What is exercising my mind more this year is the question of whether we could have a separate award for Solo performance. This year 2 of the 6 Newcomer nominations are for Solos, (obviously this could never apply to supporting roles), and 3 of the remaining 7 actor nominations are for Solo shows. The 2011 and 2010 Actor of the Year awards were for Solo shows and the year before the Actress of the Year was also a Solo performer. Is this a different skill set that should have its own award? Is there a danger that working well with others is being over-shadowed?  

At the other end of the spectrum there have been entire casts whose ensemble work has been superb, from which it would feel quite inappropriate to pluck individuals for nomination, so a good argument could be mounted for having and Ensemble of the Year award.

The issues that arise when more awards are added include: can we be sure there will be enough contenders every year to create a competition; who will step up to sponsor the new awards; can the budget handle the extra comps (especially if 3 ensemble companies are added); it would add to the length of the Awards show …
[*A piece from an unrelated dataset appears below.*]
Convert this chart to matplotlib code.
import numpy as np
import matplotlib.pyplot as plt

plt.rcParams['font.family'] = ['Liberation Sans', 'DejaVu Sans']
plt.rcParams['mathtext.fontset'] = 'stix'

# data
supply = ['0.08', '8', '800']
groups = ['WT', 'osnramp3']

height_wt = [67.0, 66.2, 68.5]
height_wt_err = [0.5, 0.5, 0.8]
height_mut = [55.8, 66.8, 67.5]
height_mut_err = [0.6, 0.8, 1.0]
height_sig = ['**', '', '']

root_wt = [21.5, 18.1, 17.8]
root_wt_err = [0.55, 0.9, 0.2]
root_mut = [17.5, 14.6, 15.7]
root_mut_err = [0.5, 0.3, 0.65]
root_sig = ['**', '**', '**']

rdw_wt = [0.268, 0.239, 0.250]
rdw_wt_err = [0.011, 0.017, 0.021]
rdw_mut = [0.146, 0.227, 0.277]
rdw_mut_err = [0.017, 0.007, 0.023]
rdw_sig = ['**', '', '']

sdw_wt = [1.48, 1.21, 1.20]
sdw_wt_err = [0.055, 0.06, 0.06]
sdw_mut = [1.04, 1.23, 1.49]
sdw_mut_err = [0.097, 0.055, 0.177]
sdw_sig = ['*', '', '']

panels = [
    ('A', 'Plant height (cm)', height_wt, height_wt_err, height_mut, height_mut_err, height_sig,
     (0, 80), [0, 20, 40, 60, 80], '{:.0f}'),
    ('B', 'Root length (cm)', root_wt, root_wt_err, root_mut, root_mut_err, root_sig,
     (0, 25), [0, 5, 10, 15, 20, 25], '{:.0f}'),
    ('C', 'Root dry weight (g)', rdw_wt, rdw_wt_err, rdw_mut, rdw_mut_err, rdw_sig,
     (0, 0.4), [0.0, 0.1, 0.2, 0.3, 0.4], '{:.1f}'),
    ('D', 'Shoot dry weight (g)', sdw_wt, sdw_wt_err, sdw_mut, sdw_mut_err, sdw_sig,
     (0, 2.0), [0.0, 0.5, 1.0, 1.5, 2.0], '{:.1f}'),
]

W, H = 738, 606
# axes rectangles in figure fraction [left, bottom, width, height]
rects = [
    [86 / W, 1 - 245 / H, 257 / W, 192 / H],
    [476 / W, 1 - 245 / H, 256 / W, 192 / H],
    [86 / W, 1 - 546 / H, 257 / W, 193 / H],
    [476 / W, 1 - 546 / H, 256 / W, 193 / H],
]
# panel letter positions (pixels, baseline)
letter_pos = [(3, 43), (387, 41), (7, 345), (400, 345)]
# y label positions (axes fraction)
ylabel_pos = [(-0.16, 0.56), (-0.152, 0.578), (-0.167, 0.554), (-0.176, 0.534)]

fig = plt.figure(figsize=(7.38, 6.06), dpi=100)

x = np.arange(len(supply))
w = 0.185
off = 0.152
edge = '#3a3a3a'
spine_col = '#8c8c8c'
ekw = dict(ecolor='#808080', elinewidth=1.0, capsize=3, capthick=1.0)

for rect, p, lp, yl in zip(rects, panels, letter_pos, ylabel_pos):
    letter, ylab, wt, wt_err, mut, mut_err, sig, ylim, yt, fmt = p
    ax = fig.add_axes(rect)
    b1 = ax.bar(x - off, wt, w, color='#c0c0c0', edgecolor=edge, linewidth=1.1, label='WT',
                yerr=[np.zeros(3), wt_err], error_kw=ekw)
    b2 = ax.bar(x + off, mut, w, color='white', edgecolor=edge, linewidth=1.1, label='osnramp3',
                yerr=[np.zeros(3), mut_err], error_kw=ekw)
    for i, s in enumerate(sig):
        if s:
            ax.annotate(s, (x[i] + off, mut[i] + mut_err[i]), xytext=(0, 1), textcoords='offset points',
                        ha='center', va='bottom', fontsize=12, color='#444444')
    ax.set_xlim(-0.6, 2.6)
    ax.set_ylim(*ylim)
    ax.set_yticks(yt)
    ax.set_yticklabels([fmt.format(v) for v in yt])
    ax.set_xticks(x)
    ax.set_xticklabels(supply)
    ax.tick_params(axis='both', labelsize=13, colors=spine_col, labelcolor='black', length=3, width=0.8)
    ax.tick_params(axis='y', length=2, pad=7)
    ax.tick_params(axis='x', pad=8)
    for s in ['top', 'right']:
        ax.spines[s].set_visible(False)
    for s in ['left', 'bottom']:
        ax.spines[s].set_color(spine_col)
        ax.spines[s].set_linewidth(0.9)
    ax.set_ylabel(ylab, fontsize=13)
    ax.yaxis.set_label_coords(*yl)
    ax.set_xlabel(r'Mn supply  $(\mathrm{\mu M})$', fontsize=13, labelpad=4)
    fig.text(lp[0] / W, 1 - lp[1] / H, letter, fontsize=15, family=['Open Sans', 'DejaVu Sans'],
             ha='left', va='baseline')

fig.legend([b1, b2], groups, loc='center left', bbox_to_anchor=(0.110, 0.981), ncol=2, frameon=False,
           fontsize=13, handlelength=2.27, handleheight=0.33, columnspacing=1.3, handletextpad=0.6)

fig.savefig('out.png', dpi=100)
Phil Grieve          posted 20 Nov 2012, 05:50 PM

Interesting thoughts, John. I personally like the idea of an Ensemble award – perhaps purely as an honorific? As far as the original topic goes – I’m simply asking that that catagory have a mandatory 3-4 split. Is that too hard? If, as you suggest, actors are used to disappointment, then surely skipping over the fifth, sixth or seventh man (in this case) or woman in order to arrive at a 3-4 split will go unnoticed and leave the team choosing them with a more ironclad platform on which to stand. (Please forgive the choice of words – the intention is the more important consideration)

John Smythe      posted 20 Nov 2012, 07:31 PM / edited 23 Nov 2012, 09:37 AM

So – just for the sake of argument – should we also concern ourselves with gender balance in the designer, playwright, composer and director categories?  If not, then why do so with these actor categories? We will certainly discuss this in the ‘post mortem’ meeting next year so now is the time for anyone with thoughts, questions or answers to put them out here.